Records to use:
══════════

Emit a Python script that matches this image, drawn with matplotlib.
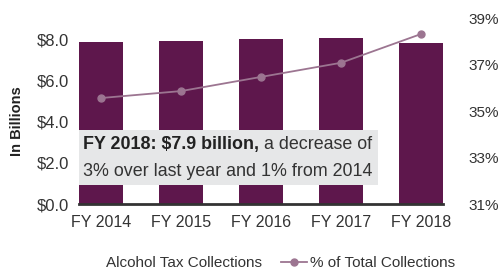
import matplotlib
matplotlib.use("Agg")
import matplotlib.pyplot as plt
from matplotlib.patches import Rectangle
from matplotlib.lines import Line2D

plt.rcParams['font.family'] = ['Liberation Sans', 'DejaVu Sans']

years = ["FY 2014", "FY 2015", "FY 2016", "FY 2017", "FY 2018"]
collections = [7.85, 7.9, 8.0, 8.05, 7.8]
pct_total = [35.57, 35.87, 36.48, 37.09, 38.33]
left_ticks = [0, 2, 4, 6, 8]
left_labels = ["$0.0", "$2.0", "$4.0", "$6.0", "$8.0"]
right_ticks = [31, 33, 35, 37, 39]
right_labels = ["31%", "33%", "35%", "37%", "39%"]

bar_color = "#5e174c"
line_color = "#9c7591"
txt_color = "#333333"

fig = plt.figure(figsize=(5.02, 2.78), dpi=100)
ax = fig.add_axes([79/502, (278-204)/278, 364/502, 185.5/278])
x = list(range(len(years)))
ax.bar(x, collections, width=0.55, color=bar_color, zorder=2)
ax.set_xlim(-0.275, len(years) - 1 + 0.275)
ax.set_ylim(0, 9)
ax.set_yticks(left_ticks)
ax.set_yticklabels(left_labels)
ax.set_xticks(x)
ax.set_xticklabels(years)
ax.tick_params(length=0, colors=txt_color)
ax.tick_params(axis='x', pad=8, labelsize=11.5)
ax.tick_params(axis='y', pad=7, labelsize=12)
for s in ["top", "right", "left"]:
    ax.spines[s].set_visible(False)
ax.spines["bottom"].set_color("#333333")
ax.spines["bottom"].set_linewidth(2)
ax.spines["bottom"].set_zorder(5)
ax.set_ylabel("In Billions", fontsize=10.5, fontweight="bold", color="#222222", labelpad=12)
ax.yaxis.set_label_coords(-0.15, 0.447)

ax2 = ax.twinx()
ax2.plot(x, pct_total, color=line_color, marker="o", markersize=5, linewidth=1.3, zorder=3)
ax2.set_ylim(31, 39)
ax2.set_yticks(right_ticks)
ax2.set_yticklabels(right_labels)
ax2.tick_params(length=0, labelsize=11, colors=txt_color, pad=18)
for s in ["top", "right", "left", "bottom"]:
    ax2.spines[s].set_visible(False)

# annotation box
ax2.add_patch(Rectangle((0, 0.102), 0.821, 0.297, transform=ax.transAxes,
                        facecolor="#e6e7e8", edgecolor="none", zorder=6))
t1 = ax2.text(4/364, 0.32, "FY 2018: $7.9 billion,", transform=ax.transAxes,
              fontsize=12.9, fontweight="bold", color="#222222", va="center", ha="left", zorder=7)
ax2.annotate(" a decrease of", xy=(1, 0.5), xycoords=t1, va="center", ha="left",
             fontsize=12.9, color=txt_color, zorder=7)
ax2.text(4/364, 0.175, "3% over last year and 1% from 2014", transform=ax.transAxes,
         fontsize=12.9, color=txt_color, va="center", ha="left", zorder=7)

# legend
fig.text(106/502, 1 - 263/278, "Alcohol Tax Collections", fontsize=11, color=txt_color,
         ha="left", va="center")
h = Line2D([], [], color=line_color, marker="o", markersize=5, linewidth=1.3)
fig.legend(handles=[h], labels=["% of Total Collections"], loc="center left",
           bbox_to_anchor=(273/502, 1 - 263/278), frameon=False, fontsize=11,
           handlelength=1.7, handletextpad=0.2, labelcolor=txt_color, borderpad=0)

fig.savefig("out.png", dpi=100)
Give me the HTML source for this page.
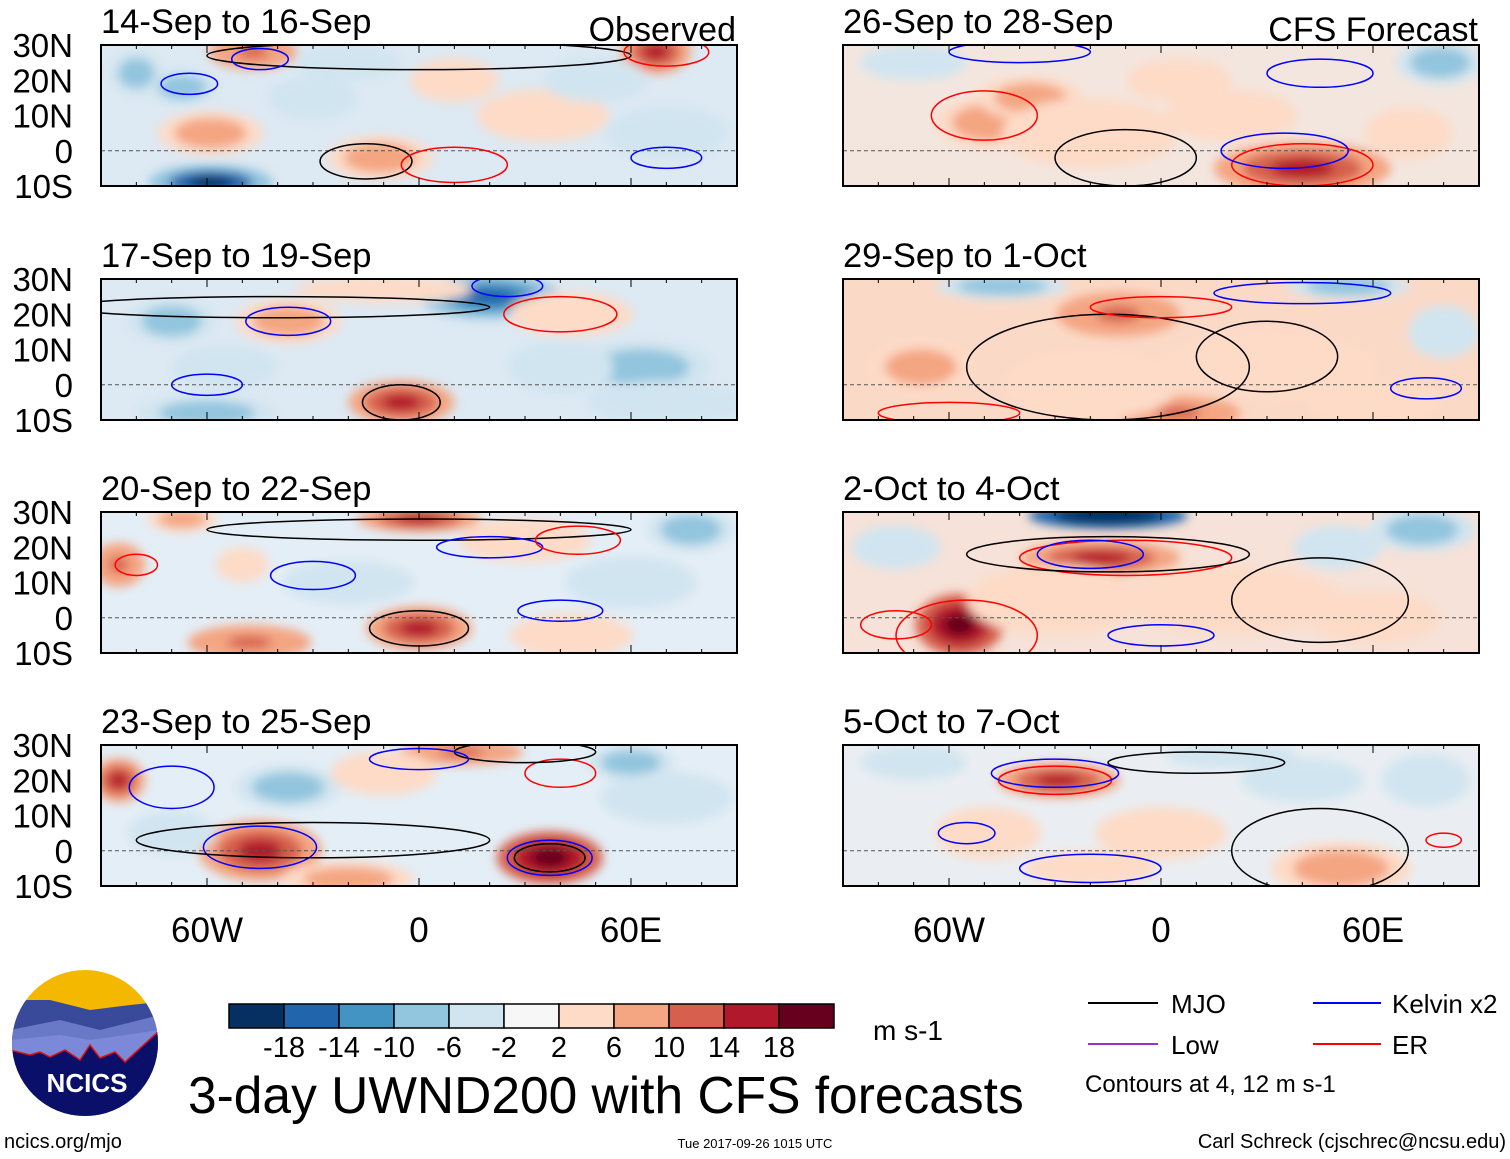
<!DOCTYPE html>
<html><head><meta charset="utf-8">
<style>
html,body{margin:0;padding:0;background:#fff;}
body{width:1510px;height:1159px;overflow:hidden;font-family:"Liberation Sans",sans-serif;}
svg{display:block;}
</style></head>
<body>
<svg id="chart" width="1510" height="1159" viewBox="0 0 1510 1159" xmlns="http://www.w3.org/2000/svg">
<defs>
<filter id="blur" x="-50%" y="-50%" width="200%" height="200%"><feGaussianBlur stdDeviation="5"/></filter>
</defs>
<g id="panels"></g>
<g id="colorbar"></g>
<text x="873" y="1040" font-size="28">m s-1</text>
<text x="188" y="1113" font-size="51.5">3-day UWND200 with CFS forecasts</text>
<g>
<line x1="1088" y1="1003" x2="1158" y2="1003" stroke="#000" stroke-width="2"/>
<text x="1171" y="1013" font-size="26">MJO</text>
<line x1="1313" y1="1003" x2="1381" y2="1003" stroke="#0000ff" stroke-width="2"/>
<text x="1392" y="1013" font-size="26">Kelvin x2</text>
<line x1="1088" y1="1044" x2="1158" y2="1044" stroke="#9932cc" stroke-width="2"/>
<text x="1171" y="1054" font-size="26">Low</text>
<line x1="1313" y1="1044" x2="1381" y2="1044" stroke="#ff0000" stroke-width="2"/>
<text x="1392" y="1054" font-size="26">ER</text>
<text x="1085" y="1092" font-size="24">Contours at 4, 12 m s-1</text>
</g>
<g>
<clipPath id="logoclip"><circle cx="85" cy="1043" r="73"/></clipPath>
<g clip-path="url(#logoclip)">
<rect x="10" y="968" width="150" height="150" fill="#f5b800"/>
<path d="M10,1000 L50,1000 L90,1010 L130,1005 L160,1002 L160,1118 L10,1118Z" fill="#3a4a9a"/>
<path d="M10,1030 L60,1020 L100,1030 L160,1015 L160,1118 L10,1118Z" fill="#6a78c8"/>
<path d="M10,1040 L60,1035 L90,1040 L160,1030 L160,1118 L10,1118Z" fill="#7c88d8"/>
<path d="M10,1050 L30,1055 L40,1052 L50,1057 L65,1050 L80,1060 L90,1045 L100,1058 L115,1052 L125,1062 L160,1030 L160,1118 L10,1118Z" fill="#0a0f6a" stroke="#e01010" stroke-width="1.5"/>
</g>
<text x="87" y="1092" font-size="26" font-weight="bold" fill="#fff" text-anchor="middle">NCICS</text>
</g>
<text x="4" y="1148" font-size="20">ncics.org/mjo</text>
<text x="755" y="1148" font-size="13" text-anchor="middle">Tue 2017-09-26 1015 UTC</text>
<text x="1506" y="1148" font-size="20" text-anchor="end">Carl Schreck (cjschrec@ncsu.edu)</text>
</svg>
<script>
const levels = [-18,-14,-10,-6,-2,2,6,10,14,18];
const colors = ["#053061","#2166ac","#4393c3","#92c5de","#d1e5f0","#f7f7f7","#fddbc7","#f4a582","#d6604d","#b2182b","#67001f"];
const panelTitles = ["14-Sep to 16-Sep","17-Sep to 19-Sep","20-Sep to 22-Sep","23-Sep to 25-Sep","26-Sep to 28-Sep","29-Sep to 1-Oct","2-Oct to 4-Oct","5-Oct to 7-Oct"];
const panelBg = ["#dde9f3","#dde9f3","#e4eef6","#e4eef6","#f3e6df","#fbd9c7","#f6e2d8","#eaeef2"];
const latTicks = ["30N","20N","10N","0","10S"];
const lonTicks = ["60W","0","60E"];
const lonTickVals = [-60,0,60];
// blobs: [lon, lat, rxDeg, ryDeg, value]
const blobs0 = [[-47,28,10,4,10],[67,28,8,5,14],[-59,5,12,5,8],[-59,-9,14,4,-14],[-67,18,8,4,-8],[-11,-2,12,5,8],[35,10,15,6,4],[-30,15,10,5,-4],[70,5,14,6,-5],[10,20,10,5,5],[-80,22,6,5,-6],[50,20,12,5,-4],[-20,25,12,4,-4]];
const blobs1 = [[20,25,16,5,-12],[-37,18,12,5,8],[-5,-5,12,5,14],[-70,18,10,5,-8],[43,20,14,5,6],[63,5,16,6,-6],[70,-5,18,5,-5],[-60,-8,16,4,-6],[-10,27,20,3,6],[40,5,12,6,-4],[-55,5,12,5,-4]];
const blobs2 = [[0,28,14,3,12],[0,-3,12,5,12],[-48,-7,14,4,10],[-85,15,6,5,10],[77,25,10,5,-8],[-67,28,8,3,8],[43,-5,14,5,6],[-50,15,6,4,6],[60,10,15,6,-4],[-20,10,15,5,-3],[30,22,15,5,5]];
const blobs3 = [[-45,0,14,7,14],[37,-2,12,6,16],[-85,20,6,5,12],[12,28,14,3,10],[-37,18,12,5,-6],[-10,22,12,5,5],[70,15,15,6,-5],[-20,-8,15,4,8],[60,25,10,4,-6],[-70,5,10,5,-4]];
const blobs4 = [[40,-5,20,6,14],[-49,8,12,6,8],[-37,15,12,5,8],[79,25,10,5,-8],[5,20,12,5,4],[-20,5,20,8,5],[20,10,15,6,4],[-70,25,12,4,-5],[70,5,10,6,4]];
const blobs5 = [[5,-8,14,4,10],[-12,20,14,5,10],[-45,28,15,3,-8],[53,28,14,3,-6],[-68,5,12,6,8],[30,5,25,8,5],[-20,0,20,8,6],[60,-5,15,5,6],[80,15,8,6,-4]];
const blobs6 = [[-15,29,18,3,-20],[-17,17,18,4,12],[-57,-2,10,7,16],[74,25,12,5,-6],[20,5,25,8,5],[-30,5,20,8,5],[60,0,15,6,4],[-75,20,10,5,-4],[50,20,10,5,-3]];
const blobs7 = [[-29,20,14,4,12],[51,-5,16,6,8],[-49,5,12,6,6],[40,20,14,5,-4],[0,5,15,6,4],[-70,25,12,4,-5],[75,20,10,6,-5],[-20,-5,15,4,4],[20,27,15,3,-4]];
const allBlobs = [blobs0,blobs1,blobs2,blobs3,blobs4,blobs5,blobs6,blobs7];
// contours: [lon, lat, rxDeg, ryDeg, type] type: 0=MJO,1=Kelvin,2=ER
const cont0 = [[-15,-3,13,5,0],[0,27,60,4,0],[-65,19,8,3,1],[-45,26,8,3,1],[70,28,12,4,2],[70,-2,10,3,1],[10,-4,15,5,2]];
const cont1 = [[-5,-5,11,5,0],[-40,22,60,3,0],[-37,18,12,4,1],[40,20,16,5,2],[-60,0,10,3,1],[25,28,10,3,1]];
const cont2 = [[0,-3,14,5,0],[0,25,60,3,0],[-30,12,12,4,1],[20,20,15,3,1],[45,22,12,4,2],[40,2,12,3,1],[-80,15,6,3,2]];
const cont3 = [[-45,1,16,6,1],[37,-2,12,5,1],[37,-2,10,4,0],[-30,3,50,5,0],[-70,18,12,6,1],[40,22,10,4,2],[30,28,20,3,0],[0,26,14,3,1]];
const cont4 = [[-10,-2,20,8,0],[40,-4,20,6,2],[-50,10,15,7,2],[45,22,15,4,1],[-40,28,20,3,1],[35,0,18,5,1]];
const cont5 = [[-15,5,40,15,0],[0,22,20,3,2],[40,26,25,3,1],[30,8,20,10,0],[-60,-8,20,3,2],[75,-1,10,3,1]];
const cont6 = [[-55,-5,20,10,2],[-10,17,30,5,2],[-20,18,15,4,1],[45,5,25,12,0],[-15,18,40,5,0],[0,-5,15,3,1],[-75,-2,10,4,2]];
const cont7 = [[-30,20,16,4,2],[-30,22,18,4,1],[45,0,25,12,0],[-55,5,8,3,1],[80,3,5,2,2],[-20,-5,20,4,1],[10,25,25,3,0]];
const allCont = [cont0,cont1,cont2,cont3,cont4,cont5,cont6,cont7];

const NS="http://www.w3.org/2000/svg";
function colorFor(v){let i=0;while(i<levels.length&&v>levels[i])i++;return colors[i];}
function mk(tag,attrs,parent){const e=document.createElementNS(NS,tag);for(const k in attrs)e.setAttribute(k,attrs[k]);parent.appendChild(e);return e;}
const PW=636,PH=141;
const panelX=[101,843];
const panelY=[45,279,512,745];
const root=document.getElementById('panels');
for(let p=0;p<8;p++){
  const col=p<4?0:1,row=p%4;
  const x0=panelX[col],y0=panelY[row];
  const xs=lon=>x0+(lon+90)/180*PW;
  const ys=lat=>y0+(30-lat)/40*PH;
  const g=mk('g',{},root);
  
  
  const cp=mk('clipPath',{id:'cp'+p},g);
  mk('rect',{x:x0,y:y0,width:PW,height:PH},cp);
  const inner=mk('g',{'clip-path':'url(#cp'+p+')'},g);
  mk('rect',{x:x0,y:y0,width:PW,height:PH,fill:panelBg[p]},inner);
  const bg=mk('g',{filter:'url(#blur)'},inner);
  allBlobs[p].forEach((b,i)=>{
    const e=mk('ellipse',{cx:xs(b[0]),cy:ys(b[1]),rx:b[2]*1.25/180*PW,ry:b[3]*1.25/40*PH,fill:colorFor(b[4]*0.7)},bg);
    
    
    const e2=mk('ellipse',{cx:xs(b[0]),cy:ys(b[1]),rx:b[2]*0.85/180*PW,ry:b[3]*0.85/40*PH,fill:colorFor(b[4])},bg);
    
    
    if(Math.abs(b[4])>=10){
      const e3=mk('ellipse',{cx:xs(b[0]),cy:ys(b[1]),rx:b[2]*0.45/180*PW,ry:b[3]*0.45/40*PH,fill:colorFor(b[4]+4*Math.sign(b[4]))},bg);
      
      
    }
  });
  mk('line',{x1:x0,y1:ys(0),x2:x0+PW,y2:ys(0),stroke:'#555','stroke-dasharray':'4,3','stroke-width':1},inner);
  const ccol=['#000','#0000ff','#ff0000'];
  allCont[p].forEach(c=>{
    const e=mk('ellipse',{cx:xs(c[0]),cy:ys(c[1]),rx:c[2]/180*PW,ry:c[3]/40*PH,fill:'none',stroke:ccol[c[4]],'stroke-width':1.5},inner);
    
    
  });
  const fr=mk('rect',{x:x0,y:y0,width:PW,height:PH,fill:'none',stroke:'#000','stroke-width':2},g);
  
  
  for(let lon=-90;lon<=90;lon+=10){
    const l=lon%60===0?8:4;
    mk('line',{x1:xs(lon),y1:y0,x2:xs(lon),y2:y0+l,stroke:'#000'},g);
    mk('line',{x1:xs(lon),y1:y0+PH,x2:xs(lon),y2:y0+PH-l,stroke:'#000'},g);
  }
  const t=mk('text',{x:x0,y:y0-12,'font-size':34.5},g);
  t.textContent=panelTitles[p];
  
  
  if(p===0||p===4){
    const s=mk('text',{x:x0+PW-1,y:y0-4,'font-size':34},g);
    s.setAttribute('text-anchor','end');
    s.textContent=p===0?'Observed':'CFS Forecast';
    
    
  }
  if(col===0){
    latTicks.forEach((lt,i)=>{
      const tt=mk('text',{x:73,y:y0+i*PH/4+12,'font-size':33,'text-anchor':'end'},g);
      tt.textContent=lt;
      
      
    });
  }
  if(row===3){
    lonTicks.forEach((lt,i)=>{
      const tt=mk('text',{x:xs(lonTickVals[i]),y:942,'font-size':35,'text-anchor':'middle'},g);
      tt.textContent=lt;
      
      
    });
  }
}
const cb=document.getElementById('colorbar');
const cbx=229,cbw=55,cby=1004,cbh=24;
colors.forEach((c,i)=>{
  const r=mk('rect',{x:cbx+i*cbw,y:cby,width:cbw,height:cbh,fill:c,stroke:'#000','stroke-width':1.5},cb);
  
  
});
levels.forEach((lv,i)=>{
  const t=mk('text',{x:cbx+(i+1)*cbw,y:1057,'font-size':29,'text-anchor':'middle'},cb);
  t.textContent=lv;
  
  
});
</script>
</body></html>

══════════

Work instructions: Copy only the part of the records that runs from the first line to the line with "from matplotlib.lines import Line2D", ends included, leaving pictures out.

Expected output:
Emit a Python script that matches this image, drawn with matplotlib.
import matplotlib
matplotlib.use("Agg")
import matplotlib.pyplot as plt
from matplotlib.patches import Rectangle
from matplotlib.lines import Line2D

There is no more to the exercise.